Purgatory Vein – Hand Forged Damascus Steel Katana Sword
The grain runs like veins of fire through dark stone – and that is not a metaphor the smith chose casually. Purgatory Vein 炼狱脉络 takes its name from the pattern visible in the steel itself: a Damascus weld structure, oil quenched and given the 烤黑 (deep black oxidation) treatment, that produces a dark ground from which the folded layers emerge in high contrast.
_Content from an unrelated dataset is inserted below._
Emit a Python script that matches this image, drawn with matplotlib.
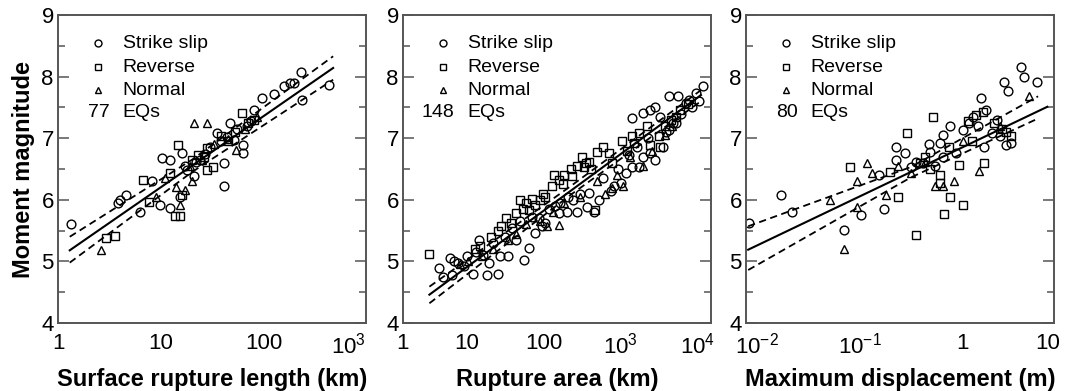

Every blade in this line is pattern-welded from stacked steel billets, and every one looks different once the etch and oxidation reveal what the forge produced.
Specifications
| Blade Steel | Damascus / Pattern-Welded Steel (烤黑 finish) |
| Total Length | 103.0 cm / 40.6 in |
| Blade Length | 72.0 cm / 28.3 in |
| Blade Width | 3.2 cm |
| Weight | 950 g / 33.5 oz |
| Heat Treatment | Oil Quench & Temper |
| Fittings | Copper |
| Handle | Cotton Ito Wrap |
| Sheath | Green Bark Wood (Aohada) |
Forged in Longquan
Pattern-welded Damascus is produced by stacking and forge-welding layers of steel with differing carbon content, then drawing out, folding, and welding again – repeatedly – until the billet contains hundreds of discrete layers. When ground, etched in acid, and oxidized, those layers read as visible grain, the darker bands contrasting against the brighter ones. The 烤黑 treatment deepens the dark zones to near-black, making the contrast between layers sharper and more legible than an etch alone would produce. The result is a blade that shifts in appearance as the angle of light changes – what reads as a dark, almost uniform surface under flat light becomes a layered landscape under raking or directional illumination.
Copper fittings (装, meaning the full fitting set: tsuba guard, habaki collar, fuchi kashira) are chosen for this blade deliberately. Copper’s warm, reddish tone sits against the black oxidized blade without competing – it accents. Zinc alloy fittings go gray over time. Copper develops a patina that deepens the character of the piece.
Weight, Balance, Draw
The 27.0 cm handle wrapped in cotton ito gives a two-hand grip with room to spare – the wrap is firm and close-wound, with the diamond pattern of the braid sitting cleanly over the samegawa (ray skin) beneath. The aohada (green bark wood) saya has the close-grain, slightly waxy surface typical of this material, and it draws cleanly, the blade clearing the throat of the sheath without resistance. The shinogi-zukuri blade profile – the ridgeline geometry standard to classical katana – means the cross-section transitions from a thick spine to a thin, acute edge in a well-defined ridge visible along the flat.
Keeping It Sharp
The 烤黑 oxidation finish will wear on the edge bevel with use – this is expected and does not affect the blade’s integrity. Wipe down after handling and apply a light coat of oil before storage. The copper fittings benefit from occasional polishing with a non-abrasive cloth to manage patina buildup if a brighter finish is preferred, though many owners leave them alone.